Episode 53: No Thank You, John

In this week’s Open Mic Spotlight podcast, Chattanooga musician John Cotton of No Thank You, John drops by to talk with Heather about how he first got into recording, the trials of listening to contemporary Christian music and how he got involved with charity work in Uganda. Cotton moved to Chattanooga 9 years ago from Marietta to attend Lee University, and while he intended to study music, he wound up focusing on communication and audio/video production. Using what he learned in his classes, he now works as a freelance video producer and also handles various digital productions online. When not working his trade, he slips into the guise of an electro-pop artist and creates an electronic pop synthesis that fuses different influences into an elastic outlook on the movements of modern music.

With 3 EPs under his belt, Cotton has experimented with various genres in an attempt to harness the inherent unpredictability of his inspirations. Early on, he spent time working with his brother’s digital recorders, laying down some guitar lines and sounds from a Yamaha keyboard that he owned. Drawing away from the indie rock sounds of Oh So Cavalier, his first band in college, Cotton looked to an analog synthesizer he purchased as a means to reinvigorate his love of music. No Thank You, John was born out of a need to break free of genre and production rules and to keep the studio editing to a minimum.
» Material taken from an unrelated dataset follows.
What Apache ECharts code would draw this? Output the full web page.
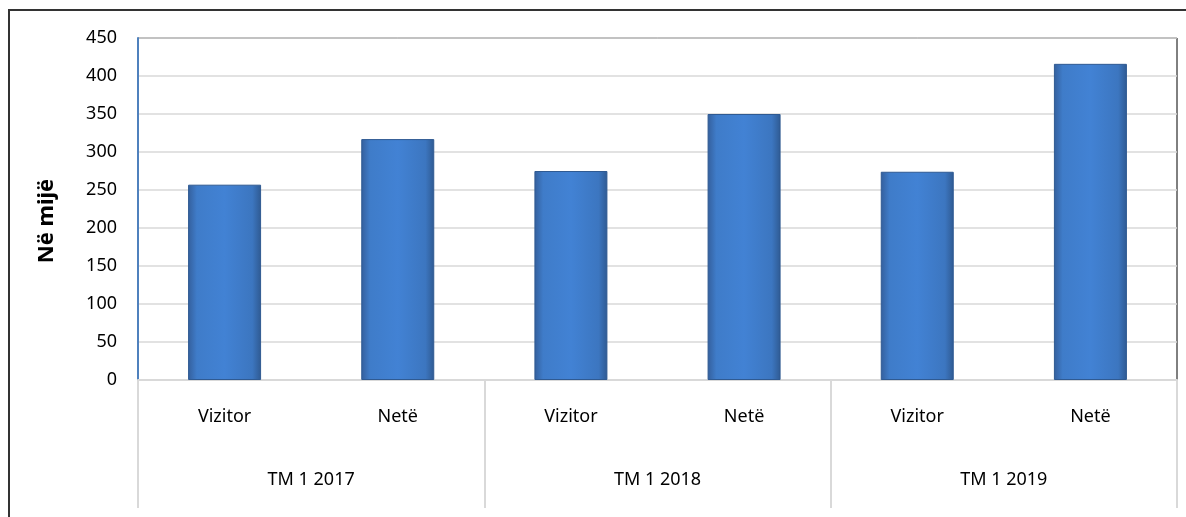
<!DOCTYPE html>
<html>
<head>
<meta charset="utf-8">
<script src="https://cdn.jsdelivr.net/npm/echarts@6/dist/echarts.min.js"></script>
<style>
  * { margin: 0; padding: 0; }
  #chart { width: 1186px; height: 517px; background: #fff; }
</style>
</head>
<body>
<div id="chart"></div>
<script>
// kategoritë
const types = ["Vizitor", "Netë", "Vizitor", "Netë", "Vizitor", "Netë"];
const periods = ["TM 1 2017", "TM 1 2018", "TM 1 2019"];
// vlerat (në mijë)
const values = [257, 317, 275, 350, 274, 416];
const yTicks = { min: 0, max: 450, interval: 50 };

const font = '"Noto Sans", sans-serif';
const chart = echarts.init(document.getElementById("chart"));

chart.setOption({
  animation: false,
  grid: {
    left: 138, right: 9, top: 38, bottom: 137,
    show: true, borderColor: "#000", borderWidth: 1, backgroundColor: "#fff"
  },
  graphic: [{
    type: "rect",
    shape: { x: 9, y: 10, width: 1300, height: 700 },
    style: { fill: "none", stroke: "#333", lineWidth: 2 },
    silent: true
  }],
  xAxis: [
    {
      type: "category",
      data: types,
      position: "bottom",
      axisLine: { show: true, lineStyle: { color: "#d9d9d9", width: 2 } },
      axisTick: { show: false },
      axisLabel: { margin: 28, fontSize: 18, color: "#000", fontFamily: font, interval: 0 }
    },
    {
      type: "category",
      data: periods,
      position: "bottom",
      axisLine: { show: false },
      axisTick: { show: true, length: 128, interval: 0, lineStyle: { color: "#d9d9d9", width: 2 } },
      axisLabel: { margin: 91, fontSize: 18, color: "#000", fontFamily: font, interval: 0 }
    }
  ],
  yAxis: {
    type: "value",
    min: yTicks.min, max: yTicks.max, interval: yTicks.interval,
    name: "Në mijë",
    nameLocation: "middle",
    nameGap: 80,
    nameTextStyle: {
      fontSize: 22, fontWeight: "bold", color: "#000", fontFamily: font,
      padding: [0, 24, 0, 0]
    },
    axisLine: { show: true, lineStyle: { color: "#4f81bd", width: 2 } },
    axisTick: { show: false },
    axisLabel: { margin: 21, fontSize: 18, color: "#000", fontFamily: font },
    splitLine: { lineStyle: { color: "#d9d9d9", width: 1.5 } }
  },
  series: [{
    type: "bar",
    xAxisIndex: 0,
    data: values,
    barWidth: 73,
    itemStyle: {
      borderColor: "#2f5a92",
      borderWidth: 1,
      color: new echarts.graphic.LinearGradient(0, 0, 1, 0, [
        { offset: 0, color: "#345f9c" },
        { offset: 0.12, color: "#3f7cc9" },
        { offset: 0.5, color: "#4282d4" },
        { offset: 0.88, color: "#3c76c0" },
        { offset: 1, color: "#2f5a92" }
      ])
    }
  }]
});
</script>
</body>
</html>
He talks briefly about growing up listening to Christian music but admits to digging through his dad’s collection of Fleetwood Mac and Led Zeppelin records when he got a little older. He performs a few original songs as well as a minimalist electronic cover of Arcade Fire’s “Sprawl II (Mountains Beyond Mountains).” He drifts away from music for a bit when talking about his passion for Simone’s Kids, a non-profit organization that helps to fund various schools in Uganda. He closes out the set by talking about his want to incorporate a visual arts aspect to his new music, perhaps looking to bring in a selection of DIY lights and optic projections to his future live performances.